Quando, in apertura, Lara Sansone (un gran bel vedere la fluente chioma bionda e le calze a rete autoreggenti) canta: «A 'o Café Chantant si' sicuro ca almeno pe' 'na sera te può cunzula'», ripete con altre parole quel che diceva sempre l'indimenticabile Nino Veglia.
Infatti, «I love Napoli Café Chantant. Bon voyage!», che si replica al Sannazaro fino al 6 gennaio, rappresenta prima di tutto e soprattutto la fedeltà a una tradizione, a un intento e a una formula: la tradizione dello spettacolo leggero nostrano, l'intento di offrire un prodotto popolare e la formula dell'allestimento d'arte varia destinato in particolare - come dichiara quel «Bon voyage!» - ai turisti. E insomma, dietro l'idea qui sviluppata c'è la filosofia del teatro come piacere (per gli attori e per il pubblico) che fece grande la «bomboniera di via Chiaia» sotto la guida dei nonni di Lara, Nino Veglia, appunto, e l'inarrivabile Luisa Conte.
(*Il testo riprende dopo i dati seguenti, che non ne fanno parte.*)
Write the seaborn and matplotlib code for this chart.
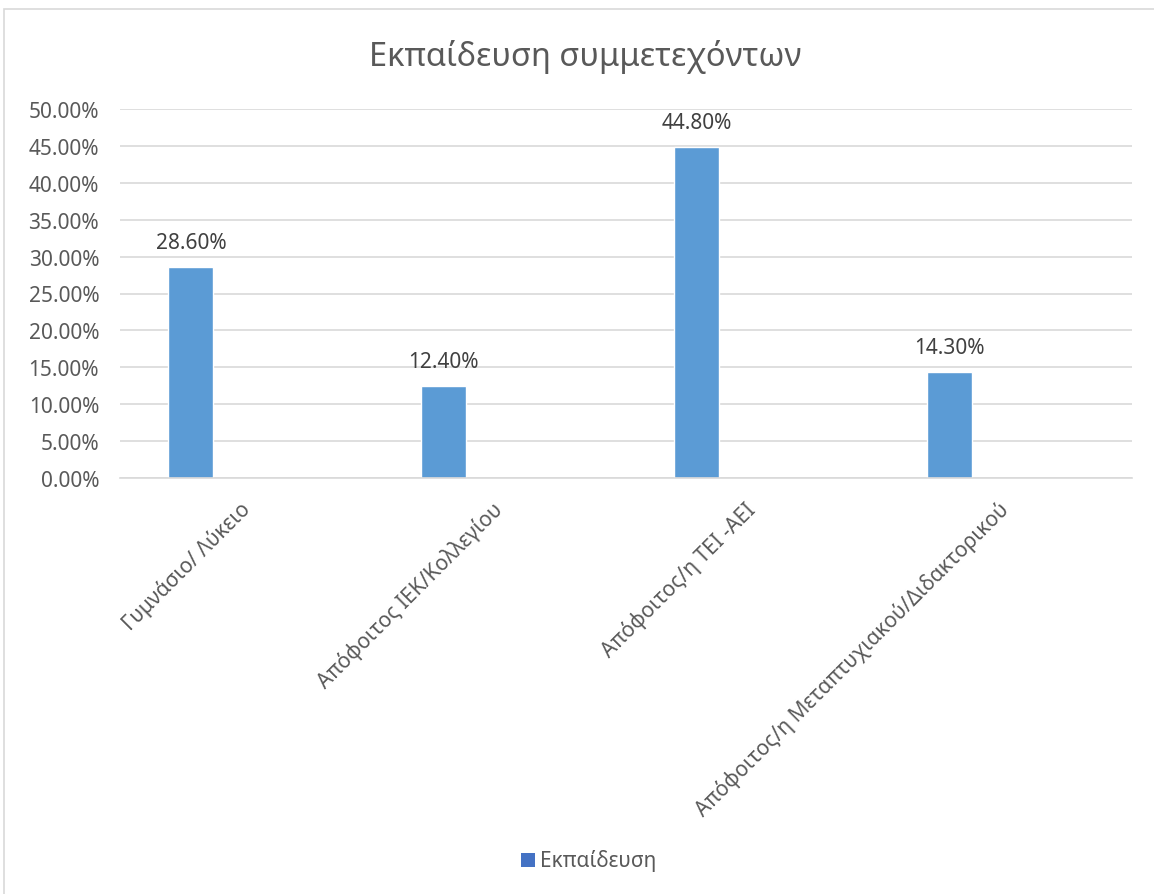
import matplotlib
matplotlib.use("Agg")
import matplotlib.pyplot as plt
import matplotlib.transforms as mtransforms
import seaborn as sns
import pandas as pd
from matplotlib.patches import Rectangle
from matplotlib.ticker import FuncFormatter, MultipleLocator

categories = [
    "Γυμνάσιο/ Λύκειο",
    "Απόφοιτος ΙΕΚ/Κολλεγίου",
    "Απόφοιτος/η ΤΕΙ -ΑΕΙ",
    "Απόφοιτος/η Μεταπτυχιακού/Διδακτορικού",
]
values = [28.60, 12.40, 44.80, 14.30]
series_name = "Εκπαίδευση"
title = "Εκπαίδευση συμμετεχόντων"

df = pd.DataFrame({"category": categories, "value": values})

sns.set_theme(style="white")
plt.rcParams["font.family"] = ["Noto Sans", "DejaVu Sans"]

text_color = "#595959"
bar_color = "#5B9BD5"
legend_color = "#4472C4"
grid_color = "#D9D9D9"

fig = plt.figure(figsize=(11.54, 8.95), dpi=100)
ax = fig.add_axes([120 / 1154, 1 - 479 / 895, 1012 / 1154, 369 / 895])

sns.barplot(data=df, x="category", y="value", color=bar_color,
            width=0.178, saturation=1, ax=ax)

# shift bars left within their category slot
shift = -0.22
for p in ax.patches:
    p.set_x(p.get_x() + shift)

for p, v in zip(ax.patches, values):
    ax.text(p.get_x() + p.get_width() / 2, v + 1.9, f"{v:.2f}%",
            ha="center", va="bottom", fontsize=15, color="#404040")

ax.set_ylim(0, 50)
ax.set_xlim(-0.5, len(categories) - 0.5)
ax.yaxis.set_major_locator(MultipleLocator(5))
ax.yaxis.set_major_formatter(FuncFormatter(lambda y, _: f"{y:.2f}%"))
ax.grid(axis="y", color=grid_color, linewidth=1.2)
ax.set_axisbelow(True)
for s in ["top", "right", "left"]:
    ax.spines[s].set_visible(False)
ax.spines["bottom"].set_color(grid_color)
ax.spines["bottom"].set_linewidth(1.2)
ax.set_xlabel("")
ax.set_ylabel("")
ax.tick_params(axis="y", labelsize=15, labelcolor=text_color, length=0, pad=15)
ax.tick_params(axis="x", labelsize=15, labelcolor=text_color, length=0, pad=10)
offset = mtransforms.ScaledTranslation(-0.075, -0.06, fig.dpi_scale_trans)
for lbl in ax.get_xticklabels():
    lbl.set_rotation(45)
    lbl.set_ha("right")
    lbl.set_rotation_mode("anchor")
    lbl.set_transform(lbl.get_transform() + offset)

fig.text(585 / 1154, 1 - 57 / 895, title, ha="center", va="center",
         fontsize=23.5, color=text_color)

# legend
fig.patches.append(Rectangle((521 / 1154, 1 - 868 / 895), 14 / 1154, 14 / 895,
                             transform=fig.transFigure, facecolor=legend_color,
                             edgecolor="none"))
fig.text(540 / 1154, 1 - 861 / 895, series_name, ha="left", va="center",
         fontsize=15, color=text_color)

# chart border
fig.patches.append(Rectangle((4 / 1154, -0.01), 1.02, 1 - 10 / 895 + 0.01,
                             transform=fig.transFigure, facecolor="none",
                             edgecolor="#D9D9D9", linewidth=1.2))

fig.savefig("out.png", dpi=100, facecolor="white")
Ecco, allora, che si susseguono a ritmo velocissimo, e senza soluzione di continuità, la canzone napoletana (dai classici a Peppino Di Capri, Carosone e Pino Daniele), la tarantella che irrompe dalla sala, l'happening dello spettatore chiamato a far la vittima di «E levate 'a cammesella», le celebri melodie internazionali, i siparietti comici sui temi d'attualità collegati al clima natalizio, il teatro di Eduardo (con i brani canonici di «Filumena Marturano»), i Gipsy King e il «Cocorito» di Renzo Arbore con le ballerine stile carnevale di Rio ad ancheggiare sui tavolini che nella platea hanno preso il posto delle poltrone.
Infaticabile, Lara Sansone - nelle vesti della soubrette o, meglio, della sciantosa - è l'autentico motore di tutto questo. Si distingue proprio nei momenti più rischiosi, quando esegue una sincopata «So' Bammenella 'e copp' 'e Quartiere» o sussurra «Fly me to the moon» sdraiata su una falce di luna sospesa a mezz'aria. E apprezzabili sono al suo fianco il trio Ardone-Peluso-Massa e il tenore Luca Sepe.
Alla «prima», ho sentito negli applausi scroscianti lo stesso affetto che esprimevano quelli tributati a Donna Luisa. Può essere contenta, Lara.